How can both generator and discriminator losses decrease?

Hadus · June 7, 2018, 6:58pm

Oh wow! I understand I think! The output of the “discriminator” in WGANs doesn’t have a sigmoid or tanh activation because it isn’t a classifier! In WGANs the “discriminator” does something else. I will look it up now.

This means that the analogy is incorrect. And I still don’t know what they measured in Figure 2

The paper words it in such a way that I think I might be wrong again…

The middle and right panels show the the discriminator loss and generator loss versus training steps. Using WGAN and WGAN-GP objectives, the discriminator loss decreases monotonically, correlating perfectly with training progress, consistent with the claim in Arjovsky et al. (2017b) and Gulrajani et al. (2017). In contrast, the widely used GAN objective leads to oscillating discriminator loss, and therefore does not effectively reflect training progress. We conclude that the WGAN and WGAN-GP objectives honor promises to correlate well with training progress, which is vital for hyperparameter tuning, detecting overfitting or simply deciding when to terminate training.

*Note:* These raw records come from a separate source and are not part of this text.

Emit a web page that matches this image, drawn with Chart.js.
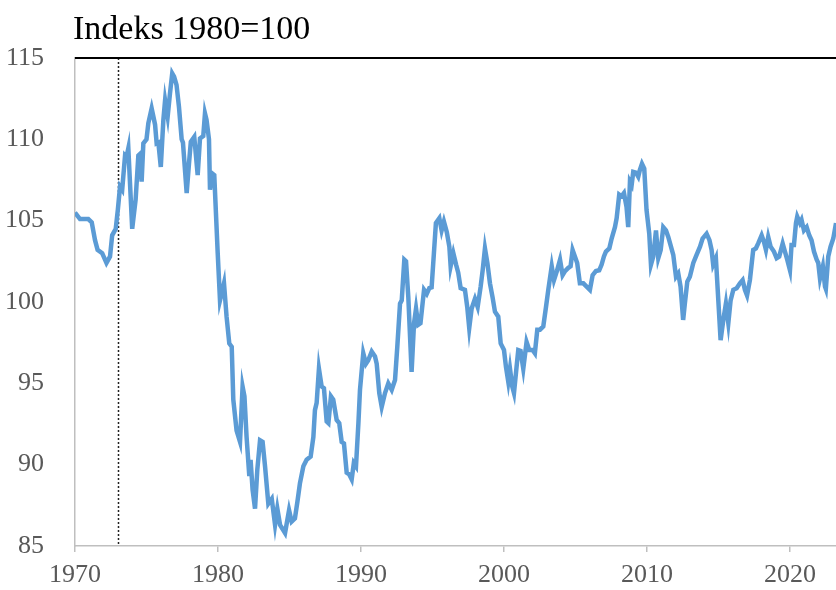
<!DOCTYPE html>
<html>
<head>
<meta charset="utf-8">
<script src="https://cdn.jsdelivr.net/npm/chart.js@4/dist/chart.umd.min.js"></script>
<style>
  html, body { margin: 0; padding: 0; background: #fff; }
  #wrap { width: 836px; height: 590px; }
</style>
</head>
<body>
<div id="wrap"><canvas id="myChart" width="836" height="590"></canvas></div>
<script>
// values (decimal year -> index)
var years = [
    1970.0, 1970.35, 1970.93, 1971.17, 1971.4, 1971.58, 1971.9, 1972.2, 1972.45, 1972.6, 1972.85,
    1973.0, 1973.15, 1973.3, 1973.5, 1973.6, 1973.73, 1974.0, 1974.24, 1974.43, 1974.55, 1974.66, 1974.78,
    1975.0, 1975.13, 1975.36, 1975.6, 1975.71, 1975.83, 1976.0, 1976.18, 1976.3, 1976.48, 1976.64, 1976.8, 1976.93,
    1977.1, 1977.27, 1977.46, 1977.55, 1977.81, 1977.97, 1978.1, 1978.34, 1978.58, 1978.74, 1978.97,
    1979.09, 1979.2, 1979.37, 1979.44, 1979.6, 1979.74, 1979.98, 1980.14, 1980.25, 1980.42, 1980.6,
    1980.79, 1980.96, 1981.07, 1981.3, 1981.54, 1981.72, 1981.85, 1982.0, 1982.19, 1982.28, 1982.42, 1982.59,
    1982.75, 1982.94, 1983.12, 1983.29, 1983.52, 1983.76, 1983.99, 1984.15, 1984.34, 1984.69, 1984.97,
    1985.15, 1985.38, 1985.55, 1985.73, 1985.97, 1986.2, 1986.48, 1986.67, 1986.78, 1986.9, 1987.06,
    1987.25, 1987.41, 1987.6, 1987.72, 1987.9, 1988.06, 1988.3, 1988.48, 1988.65, 1988.81, 1989.0,
    1989.18, 1989.35, 1989.5, 1989.65, 1989.82, 1989.93, 1990.16, 1990.35, 1990.5, 1990.75, 1990.98,
    1991.1, 1991.28, 1991.45, 1991.68, 1991.91, 1992.15, 1992.38, 1992.54, 1992.73, 1992.85, 1993.03,
    1993.15, 1993.31, 1993.54, 1993.71, 1993.85, 1994.0, 1994.16, 1994.41, 1994.6, 1994.78, 1994.94,
    1995.1, 1995.24, 1995.48, 1995.64, 1995.8, 1996.0, 1996.18, 1996.27, 1996.46, 1996.65, 1996.8, 1996.97,
    1997.27, 1997.43, 1997.57, 1997.74, 1997.97, 1998.16, 1998.37, 1998.51, 1998.67, 1998.84,
    1999.02, 1999.2, 1999.37, 1999.6, 1999.77, 2000.0, 2000.14, 2000.3, 2000.42, 2000.58, 2000.7, 2000.88,
    2001.0, 2001.16, 2001.35, 2001.58, 2001.77, 2002.0, 2002.16, 2002.33, 2002.52, 2002.75, 2002.94,
    2003.1, 2003.34, 2003.5, 2003.7, 2003.92, 2004.1, 2004.27, 2004.5, 2004.66, 2004.8, 2004.96,
    2005.12, 2005.31, 2005.55, 2005.78, 2006.01, 2006.2, 2006.43, 2006.66, 2006.83, 2006.99,
    2007.13, 2007.37, 2007.53, 2007.76, 2007.88, 2008.06, 2008.22, 2008.39, 2008.57, 2008.69, 2008.81, 2008.93,
    2009.04, 2009.23, 2009.39, 2009.5, 2009.65, 2009.81, 2009.97, 2010.16, 2010.28, 2010.44, 2010.63, 2010.79, 2010.96,
    2011.14, 2011.33, 2011.49, 2011.65, 2011.84, 2012.03, 2012.19, 2012.35, 2012.53, 2012.65, 2012.82,
    2013.0, 2013.24, 2013.47, 2013.71, 2013.89, 2014.17, 2014.37, 2014.52, 2014.63, 2014.82, 2014.99,
    2015.15, 2015.34, 2015.52, 2015.69, 2015.85, 2016.04, 2016.27, 2016.5, 2016.69, 2016.85, 2017.0,
    2017.2, 2017.43, 2017.62, 2017.78, 2018.02, 2018.18, 2018.32, 2018.48, 2018.65, 2018.88,
    2019.07, 2019.25, 2019.49, 2019.65, 2019.81, 2020.0, 2020.11, 2020.28, 2020.42, 2020.51, 2020.7, 2020.81, 2020.98,
    2021.17, 2021.35, 2021.51, 2021.68, 2021.87, 2021.98, 2022.1, 2022.3, 2022.45, 2022.51, 2022.68, 2022.84,
    2023.03, 2023.22
];
var index = [
    105.5, 105.1, 105.1, 104.9, 103.8, 103.2, 103.0, 102.4, 102.8, 104.1, 104.5,
    105.7, 107.1, 106.9, 109.0, 108.9, 109.45, 104.5, 106.3, 109.0, 109.1, 107.4, 109.75,
    110.0, 111.0, 111.9, 110.9, 109.75, 109.8, 108.3, 111.2, 112.4, 111.4, 112.8, 114.05, 113.85,
    113.35, 112.0, 110.0, 109.8, 106.7, 108.5, 109.85, 110.15, 107.8, 110.05, 110.2,
    111.6, 111.2, 110.0, 106.9, 107.9, 107.8, 103.0, 100.1, 100.5, 101.15, 99.1,
    97.45, 97.25, 94.0, 92.1, 91.4, 94.8, 94.2, 91.7, 89.3, 90.3, 88.45, 87.3,
    89.7, 91.5, 91.4, 89.9, 87.6, 87.9, 86.3, 87.3, 86.3, 85.8, 87.2,
    86.5, 86.7, 87.7, 88.85, 89.9, 90.3, 90.5, 91.7, 93.35, 93.8, 95.9,
    94.8, 94.7, 92.65, 92.55, 94.2, 94.0, 92.75, 92.55, 91.4, 91.3, 89.5,
    89.4, 89.1, 90.1, 89.9, 92.55, 94.6, 96.85, 96.2, 96.4, 96.95, 96.65,
    96.2, 94.4, 93.55, 94.4, 95.0, 94.6, 95.2, 97.25, 99.9, 100.1, 102.6,
    102.5, 100.3, 95.7, 98.7, 99.6, 98.6, 98.7, 100.75, 100.5, 100.85, 100.9,
    103.0, 104.85, 105.15, 104.4, 104.95, 104.3, 103.4, 102.2, 103.0, 102.3, 101.8, 100.85,
    100.75, 99.7, 98.4, 99.6, 100.2, 99.7, 100.95, 101.95, 103.3, 102.4,
    101.15, 100.3, 99.4, 99.1, 97.45, 97.05, 96.0, 95.1, 95.9, 94.8, 94.4, 96.0,
    97.05, 97.0, 95.9, 97.55, 97.05, 97.05, 96.85, 98.3, 98.3, 98.5, 99.7,
    100.75, 102.2, 101.35, 101.9, 102.6, 101.65, 101.9, 102.1, 102.2, 103.2, 102.8,
    102.4, 101.15, 101.15, 100.95, 100.75, 101.65, 101.9, 101.95, 102.3, 102.8,
    103.1, 103.3, 103.9, 104.6, 105.15, 106.6, 106.5, 106.7, 105.85, 104.6, 107.4, 107.2,
    108.0, 107.95, 107.7, 108.1, 108.5, 108.2, 105.65, 104.2, 102.3, 102.8, 104.4, 102.7, 103.2,
    104.6, 104.4, 104.0, 103.5, 102.9, 101.55, 101.75, 100.95, 98.9, 99.9, 101.25,
    101.55, 102.4, 102.9, 103.4, 103.9, 104.2, 103.8, 103.2, 102.3, 102.7, 100.1,
    97.65, 98.9, 99.9, 98.7, 100.1, 100.75, 100.85, 101.15, 101.35, 100.75, 100.4,
    101.35, 103.2, 103.3, 103.6, 104.1, 103.7, 103.2, 104.0, 103.4, 103.1,
    102.7, 102.8, 103.6, 103.1, 102.6, 101.95, 103.5, 103.5, 104.85, 105.25, 104.85, 105.05, 104.4,
    104.6, 104.1, 103.8, 103.1, 102.6, 102.4, 101.45, 102.2, 100.95, 100.8, 102.8, 103.4,
    103.9, 104.85
];
var yTicks = [85, 90, 95, 100, 105, 110, 115];
var xTicks = [1970, 1980, 1990, 2000, 2010, 2020];
var markerYear = 1973;
var titleText = 'Indeks 1980=100';

var points = years.map(function (y, i) { return { x: y, y: index[i] }; });

var extras = {
    id: 'extras',
    beforeDatasetsDraw: function (chart) {
        var ctx = chart.ctx;
        var a = chart.chartArea;
        var x = Math.round(chart.scales.x.getPixelForValue(markerYear)) + 0.5;
        ctx.save();
        ctx.strokeStyle = '#222';
        ctx.lineWidth = 1.5;
        ctx.setLineDash([2, 2]);
        ctx.beginPath();
        ctx.moveTo(x, a.top);
        ctx.lineTo(x, a.bottom);
        ctx.stroke();
        ctx.restore();
    },
    afterDraw: function (chart) {
        var ctx = chart.ctx;
        var a = chart.chartArea;
        ctx.save();
        ctx.strokeStyle = '#000';
        ctx.lineWidth = 2;
        ctx.beginPath();
        ctx.moveTo(a.left, a.top);
        ctx.lineTo(chart.width, a.top);
        ctx.stroke();
        ctx.fillStyle = '#000';
        ctx.font = '34px "Liberation Serif", "Times New Roman", serif';
        ctx.textBaseline = 'alphabetic';
        ctx.fillText(titleText, 73, 39);
        ctx.restore();
    }
};

var ctx = document.getElementById('myChart').getContext('2d');
var myChart = new Chart(ctx, {
    type: 'line',
    data: {
        datasets: [{
            label: 'Indeks',
            data: points,
            borderColor: '#5B9BD5',
            borderWidth: 4.5,
            pointRadius: 0,
            tension: 0,
            fill: false
        }]
    },
    options: {
        responsive: false,
        animation: false,
        layout: { padding: { top: 58, left: 0, right: 0, bottom: 0 } },
        plugins: {
            legend: { display: false },
            tooltip: { enabled: false }
        },
        scales: {
            x: {
                type: 'linear',
                min: 1970,
                max: 2023.22,
                afterFit: function (s) { s.height = 44; },
                afterBuildTicks: function (s) { s.ticks = xTicks.map(function (v) { return { value: v }; }); },
                grid: { display: true, drawOnChartArea: false, drawTicks: true, tickLength: 6, color: '#bfbfbf', lineWidth: 1.5 },
                border: { display: true, color: '#bfbfbf', width: 1.5 },
                ticks: {
                    padding: 8,
                    maxRotation: 0,
                    color: '#595959',
                    font: { family: '"Liberation Serif", "Times New Roman", serif', size: 26 },
                    callback: function (v) { return String(v); }
                }
            },
            y: {
                min: 85,
                max: 115,
                afterFit: function (s) { s.width = 75; },
                afterBuildTicks: function (s) { s.ticks = yTicks.map(function (v) { return { value: v }; }); },
                grid: { display: false },
                border: { display: true, color: '#bfbfbf', width: 1.5 },
                ticks: {
                    padding: 23,
                    color: '#595959',
                    font: { family: '"Liberation Serif", "Times New Roman", serif', size: 26 }
                }
            }
        }
    },
    plugins: [extras]
});
</script>
</body>
</html>
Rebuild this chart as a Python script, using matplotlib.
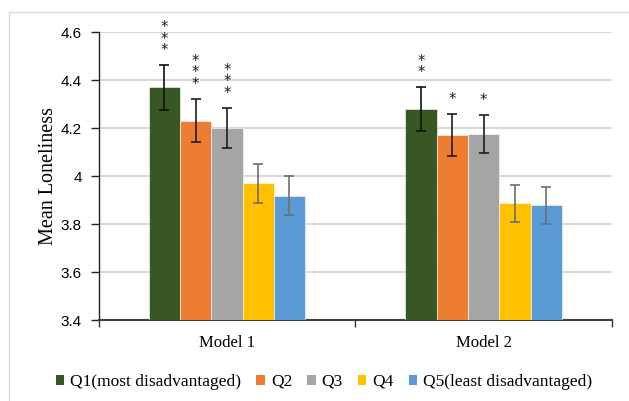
import matplotlib
matplotlib.use("Agg")
import matplotlib.pyplot as plt
from matplotlib.patches import Rectangle, Patch
import numpy as np

categories = ["Model 1", "Model 2"]
series = ["Q1(most disadvantaged)", "Q2", "Q3", "Q4", "Q5(least disadvantaged)"]
colors = ["#385723", "#ED7D31", "#A5A5A5", "#FFC000", "#5B9BD5"]
err_colors = ["#111111", "#1e1e1e", "#1e1e1e", "#6e6e6e", "#6e6e6e"]
# values[series][category]
values = [
    [4.369, 4.279],
    [4.231, 4.171],
    [4.200, 4.174],
    [3.969, 3.886],
    [3.918, 3.879],
]
errors = [
    [0.092, 0.090],
    [0.090, 0.086],
    [0.084, 0.079],
    [0.082, 0.077],
    [0.080, 0.077],
]
stars = [
    ["***", "**"],
    ["***", "*"],
    ["***", "*"],
    ["", ""],
    ["", ""],
]
yticks = [3.4, 3.6, 3.8, 4.0, 4.2, 4.4, 4.6]
ytick_labels = ["3.4", "3.6", "3.8", "4", "4.2", "4.4", "4.6"]

fig = plt.figure(figsize=(6.29, 4.01), dpi=100)
W, H = 629, 401
ax = fig.add_axes([98.5 / W, (H - 320) / H, (612 - 98.5) / W, 288 / H])

# outer light border
fig.patches.append(Rectangle((9 / W, -0.1), 1.2, (H - 12) / H + 0.1,
                             transform=fig.transFigure, fill=False,
                             edgecolor="#D9D9D9", linewidth=1.0, zorder=-5))

x = np.arange(len(categories))
bw = 0.1218
n = len(series)
for i in range(n):
    pos = x + (i - (n - 1) / 2) * bw
    ax.bar(pos, [v - 3.4 for v in values[i]], bottom=3.4, width=bw,
           color=colors[i], edgecolor="white", linewidth=0.4, zorder=3)
    ax.errorbar(pos, values[i], yerr=errors[i], fmt="none",
                ecolor=err_colors[i], elinewidth=1.2, capsize=3.8,
                capthick=1.2, zorder=4)
    for j in range(len(categories)):
        s = stars[i][j]
        if not s:
            continue
        top = values[i][j] + errors[i][j]
        ax.annotate("\n".join(s), xy=(pos[j], top), xytext=(0, 7),
                    textcoords="offset pixels", ha="center", va="bottom",
                    fontsize=10.5, family="DejaVu Sans", linespacing=0.72,
                    color="#1a1a1a", zorder=5, annotation_clip=False)

ax.set_ylim(3.4, 4.6)
ax.set_xlim(-0.5, 1.5)
ax.set_yticks(yticks)
ax.set_yticklabels(ytick_labels, family="Liberation Sans", fontsize=11)
ax.yaxis.grid(True, color="#D9D9D9", linewidth=1.5, zorder=0)
ax.set_axisbelow(True)

ax.set_xticks([-0.5, 0.5, 1.5])
ax.set_xticklabels([])
ax.set_xticks(x, minor=True)
ax.set_xticklabels(categories, minor=True, family="Liberation Serif", fontsize=12)
ax.tick_params(axis="x", which="major", length=5, width=1, color="#333333", direction="out")
ax.tick_params(axis="x", which="minor", length=0, pad=11)
ax.tick_params(axis="y", length=6, width=1, color="#222222", pad=6)

for sp in ["top", "right"]:
    ax.spines[sp].set_visible(False)
ax.spines["left"].set_color("#222222")
ax.spines["left"].set_linewidth(1.0)
ax.spines["bottom"].set_color("#404040")
ax.spines["bottom"].set_linewidth(1.5)

ax.set_ylabel("Mean Loneliness", family="Liberation Serif", fontsize=14.5, labelpad=2)

handles = [Patch(facecolor=c, edgecolor="none") for c in colors]
fig.legend(handles, series, loc="center", bbox_to_anchor=(324 / W, (H - 382) / H),
           ncol=5, frameon=False, prop={"family": "Liberation Serif", "size": 12.5},
           handlelength=0.5, handleheight=0.5, handletextpad=0.35,
           columnspacing=0.85, borderpad=0, borderaxespad=0)

fig.savefig("out.png", dpi=100)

What is the discriminator loss in WGAN? because it surely isn’t what I am printing
I do print out what my optimizer is minimizing for the discriminator (disc_loss). Same as in WGAN-GP except with an extra consistency term added on.

Thus the “discriminator” is not a direct critic of telling the fake samples apart from the real ones anymore. Instead, it is trained to learn a K-Lipschitz continuous function to help compute Wasserstein distance. As the loss function decreases in the training, the Wasserstein distance gets smaller and the generator model’s output grows closer to the real data distribution.